A significant development at the meeting was the adoption, following some years of discussions, of a resolution to enable any member economy of the Asia Pacific Economic Co-operation forum whose vessels fish within the range of albatrosses and petrels to participate as an observer by sending representatives to sessions of the Meeting of the Parties and its subsidiary bodies. It is believed this development will allow ACAP to engage with further distant water fishing nations that operate fisheries throughout the ranges of albatrosses and petrels an improvement in mitigating against the threats facing ACAP-listed albatrosses and petrels
During the meeting delegates were told of the United Kingdom’s plan to eradicate introduced House Mice Mus musculus on Gough Island in the South Atlantic, set to take place next year. Notice was also given of South Africa’s intention to rid its sub-Antarctic Marion Island of House Mice in 2020, which, as at Gough, have taken up the habit of attacking and killing albatross chicks (which have no defences to a land-based predator). The eradication of mice from these two important seabird islands will make a significant contribution to the improvement in the conservation status of a number of ACAP priority species and populations. The meeting also heard of recent successes eradicating House Mice on New Zealand’s Antipodes Island and of both rats and mice on South Georgia (Islas Georgias del Sur)*, the largest island where such an eradication has been so far attempted.
Details were given on ACAP’s arrangements with other bodies, especially the tuna Regional Fishery Management Organizations. ACAP intended to work towards signing memoranda of understanding (MoUs) with the South East Atlantic Fisheries Organisation (SEAFO) and the Southern Indian Ocean Fisheries Agreement (SIOFA).
An important part of the meeting’s work was to set the scale of contributions for Parties and a budget for the next triennium, up until the Seventh Session of the Meeting of Parties, expected to be held in 2021 in Hobart, Australia – when ACAP will be 20 years old.
It was noted that ACAP’s Executive Secretary will be leaving the position towards year end and that the position has been advertised and a short list of applicants drawn up, with the intention of making an appointment by the end of August. As this was the last ACAP meeting Marco Favero will attend as Executive Secretary the meeting offered him its grateful thanks and best wishes for the future.

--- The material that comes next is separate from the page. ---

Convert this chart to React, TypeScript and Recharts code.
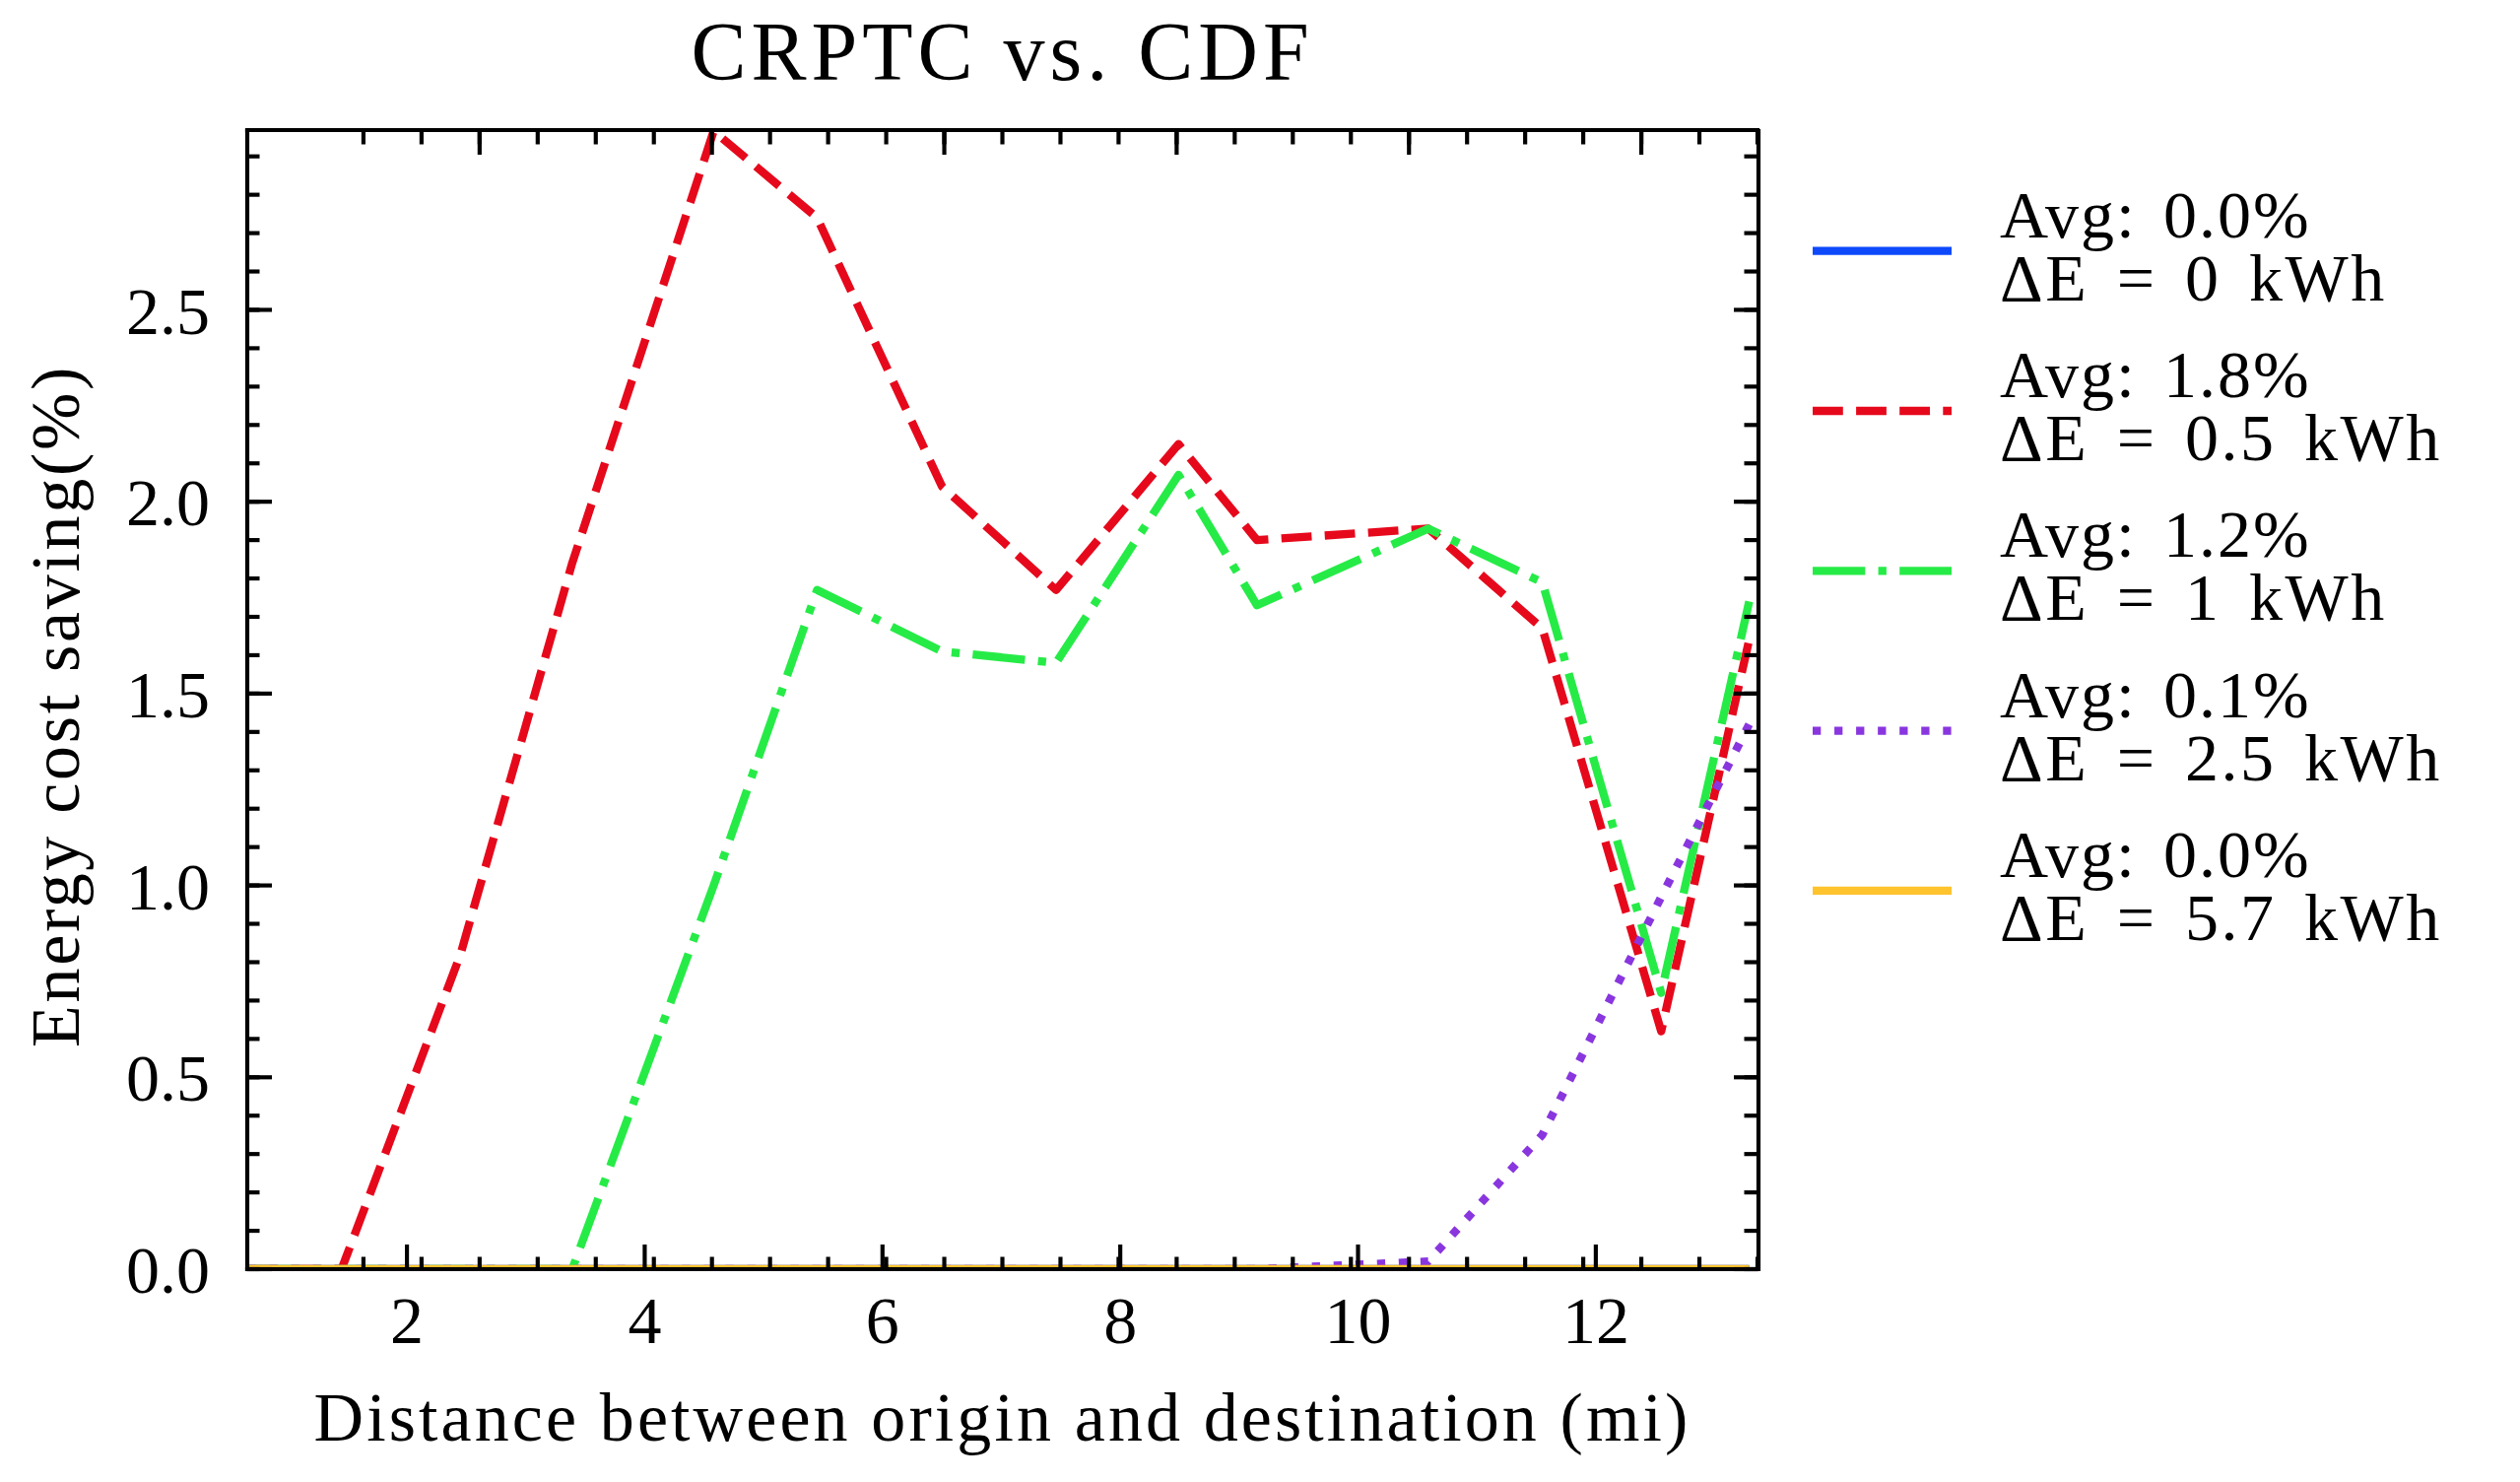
import React from "react";
import { LineChart, Line, XAxis, YAxis, Legend, Label } from "recharts";

// distance between origin and destination (mi)
const distance = [0.66, 1.45, 2.45, 3.39, 4.58, 5.45, 6.5, 7.46, 8.49, 9.15, 10.59, 11.55, 12.55, 13.29];

// energy cost saving (%) per delta-E setting
const savingE0 = [0, 0, 0, 0, 0, 0, 0, 0, 0, 0, 0, 0, 0, 0];
const savingE05 = [0, 0, 0.82, 1.84, 2.966, 2.74, 2.04, 1.77, 2.15, 1.9, 1.93, 1.67, 0.62, 1.64];
const savingE1 = [0, 0, 0, 0, 1.0, 1.77, 1.61, 1.58, 2.07, 1.73, 1.93, 1.79, 0.72, 1.74];
const savingE25 = [0, 0, 0, 0, 0, 0, 0, 0, 0, 0, 0.02, 0.35, 0.97, 1.42];
const savingE57 = [0, 0, 0, 0, 0, 0, 0, 0, 0, 0, 0, 0, 0, 0];

const avgLabels = ["0.0%", "1.8%", "1.2%", "0.1%", "0.0%"];
const deltaE = ["0", "0.5", "1", "2.5", "5.7"];

const xMajorTicks = [2, 4, 6, 8, 10, 12];
const yMajorTicks = [0, 0.5, 1, 1.5, 2, 2.5];
const xMinorTicks = Array.from({ length: 25 }, (_, i) => 1 + i * 0.5);
const yMinorTicks = Array.from({ length: 30 }, (_, i) => i / 10);

const X_DOMAIN = [0.657, 13.36];
const Y_DOMAIN = [0, 2.966];

const FONT = "'Liberation Serif', 'Times New Roman', serif";
const LW = 8.33;
const AXIS_W = 4.17;

const series = [
  { key: "e0", values: savingE0, color: "#0d49fb", dash: undefined },
  { key: "e05", values: savingE05, color: "#e6091c", dash: "30.8 13.3" },
  { key: "e1", values: savingE1, color: "#26eb47", dash: "53.3 13.3 8.3 13.3" },
  { key: "e25", values: savingE25, color: "#8936df", dash: "8.3 13.75" },
  { key: "e57", values: savingE57, color: "#fec32d", dash: undefined },
];

const data = distance.map((d, i) => {
  const row: Record<string, number> = { distance: d };
  series.forEach((s) => (row[s.key] = s.values[i]));
  return row;
});

const blankTick = () => <g />;
const lineStyle = { stroke: "#000", strokeWidth: AXIS_W };
const frameStyle = { stroke: "#000", strokeWidth: AXIS_W, strokeLinecap: "square" };

function LegendBox() {
  return (
    <svg width={728} height={860} style={{ overflow: "visible" }}>
      {series.map((s, i) => {
        const y = 104.7 + i * 162.3;
        return (
          <g key={s.key}>
            <line
              x1={10}
              x2={151}
              y1={y}
              y2={y}
              stroke={s.color}
              strokeWidth={LW}
              strokeDasharray={s.dash}
            />
            <text x={200} y={y - 14} fontFamily={FONT} fontSize={68} fill="#000" wordSpacing={8} letterSpacing={2}>
              {`Avg: ${avgLabels[i]}`}
            </text>
            <text x={200} y={y + 50} fontFamily={FONT} fontSize={68} fill="#000" wordSpacing={9} letterSpacing={2.5}>
              {`ΔE = ${deltaE[i]} kWh`}
            </text>
          </g>
        );
      })}
    </svg>
  );
}

const YLabel = (props: any) => {
  const vb = props.viewBox;
  const cx = vb.x + vb.width - 171;
  const cy = vb.y + vb.height / 2 + 6;
  return (
    <text
      x={cx}
      y={cy}
      transform={`rotate(-90, ${cx}, ${cy})`}
      textAnchor="middle"
      fontFamily={FONT}
      fontSize={70}
      letterSpacing={2.7}
      fill="#000"
    >
      Energy cost saving(%)
    </text>
  );
};

export default function App() {
  return (
    <div style={{ position: "absolute", left: 0, top: 0, background: "#fff" }}>
      <LineChart
        width={2558}
        height={1504}
        data={data}
        margin={{ top: 131, right: 772, bottom: 214, left: 249 }}
        style={{ fontFamily: FONT }}
      >
        {series.map((s) => (
          <Line
            key={s.key}
            xAxisId="main"
            yAxisId="main"
            type="linear"
            dataKey={s.key}
            stroke={s.color}
            strokeWidth={LW}
            strokeDasharray={s.dash}
            strokeLinejoin="round"
            dot={false}
            activeDot={false}
            isAnimationActive={false}
          />
        ))}

        <XAxis
          xAxisId="main"
          dataKey="distance"
          type="number"
          domain={X_DOMAIN}
          allowDataOverflow
          ticks={xMajorTicks}
          interval={0}
          height={1}
          tickSize={-25}
          tickMargin={52}
          tickLine={lineStyle}
          axisLine={frameStyle}
          tick={{ fontSize: 68, fill: "#000", fontFamily: FONT }}
        >
          <Label
            value="Distance between origin and destination (mi)"
            position="bottom"
            offset={123}
            fontSize={70}
            letterSpacing={3.1}
            fill="#000"
            fontFamily={FONT}
          />
        </XAxis>
        <XAxis
          xAxisId="minorBottom"
          type="number"
          domain={X_DOMAIN}
          allowDataOverflow
          ticks={xMinorTicks}
          interval={0}
          height={1}
          tickSize={-13.5}
          tickLine={lineStyle}
          axisLine={false}
          tick={blankTick}
        />
        <XAxis
          xAxisId="top"
          orientation="top"
          type="number"
          domain={X_DOMAIN}
          allowDataOverflow
          ticks={xMajorTicks}
          interval={0}
          height={1}
          tickSize={-25}
          tickLine={lineStyle}
          axisLine={frameStyle}
          tick={blankTick}
        >
          <Label
            value="CRPTC vs. CDF"
            position="top"
            offset={50}
            fontSize={84}
            letterSpacing={5}
            fill="#000"
            fontFamily={FONT}
          />
        </XAxis>
        <XAxis
          xAxisId="minorTop"
          orientation="top"
          type="number"
          domain={X_DOMAIN}
          allowDataOverflow
          ticks={xMinorTicks}
          interval={0}
          height={1}
          tickSize={-13.5}
          tickLine={lineStyle}
          axisLine={false}
          tick={blankTick}
        />

        <YAxis
          yAxisId="main"
          type="number"
          domain={Y_DOMAIN}
          allowDataOverflow
          ticks={yMajorTicks}
          interval={0}
          width={1}
          tickSize={-25}
          tickMargin={63}
          tickLine={lineStyle}
          axisLine={frameStyle}
          tick={{ fontSize: 68, fill: "#000", fontFamily: FONT }}
          tickFormatter={(v: number) => v.toFixed(1)}
        >
          <Label content={YLabel} />
        </YAxis>
        <YAxis
          yAxisId="minorLeft"
          type="number"
          domain={Y_DOMAIN}
          allowDataOverflow
          ticks={yMinorTicks}
          interval={0}
          width={1}
          tickSize={-13.5}
          tickLine={lineStyle}
          axisLine={false}
          tick={blankTick}
        />
        <YAxis
          yAxisId="right"
          orientation="right"
          type="number"
          domain={Y_DOMAIN}
          allowDataOverflow
          ticks={yMajorTicks}
          interval={0}
          width={1}
          tickSize={-25}
          tickLine={lineStyle}
          axisLine={frameStyle}
          tick={blankTick}
        />
        <YAxis
          yAxisId="minorRight"
          orientation="right"
          type="number"
          domain={Y_DOMAIN}
          allowDataOverflow
          ticks={yMinorTicks}
          interval={0}
          width={1}
          tickSize={-13.5}
          tickLine={lineStyle}
          axisLine={false}
          tick={blankTick}
        />

        <Legend
          layout="horizontal"
          verticalAlign="middle"
          align="center"
          content={() => <LegendBox />}
          wrapperStyle={{ left: 1830, top: 150, width: 728, height: 860 }}
        />
      </LineChart>
    </div>
  );
}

During the meeting delegates went on early-morning, evening and night-time game drives, courtesy of the South African hosts, seeing all the “Big Five” (African Elephant, Cape Buffalo, Leopard, Lion and White Rhino) as well as Giraffes, Spotted Hyenas, Honey Badgers and several species of buck and smaller mammals. Delegates were able to use hand-held spotlights to view animals at night from the open vehicles. One night-time drive was followed by a braaivleis (barbecue), with Kudu meat on the menu, under brilliant stars and candle light in a boma (stockade) outside the confines of the rest camp. On the last evening South Africa hosted delegates to a traditional poikiekos (stew pot) meal in the open air within the camp.
French and Spanish texts of the MoP6 Report will be posted to this website by month end.
John Cooper, ACAP Information Officer, 11 June 2018
*A dispute exists between the Governments of Argentina and the United Kingdom of Great Britain and Northern Ireland concerning sovereignty over the Falkland Islands (Islas Malvinas), South Georgia and the South Sandwich Islands (Islas Georgias del Sur y Islas Sandwich del Sur) and the surrounding maritime areas.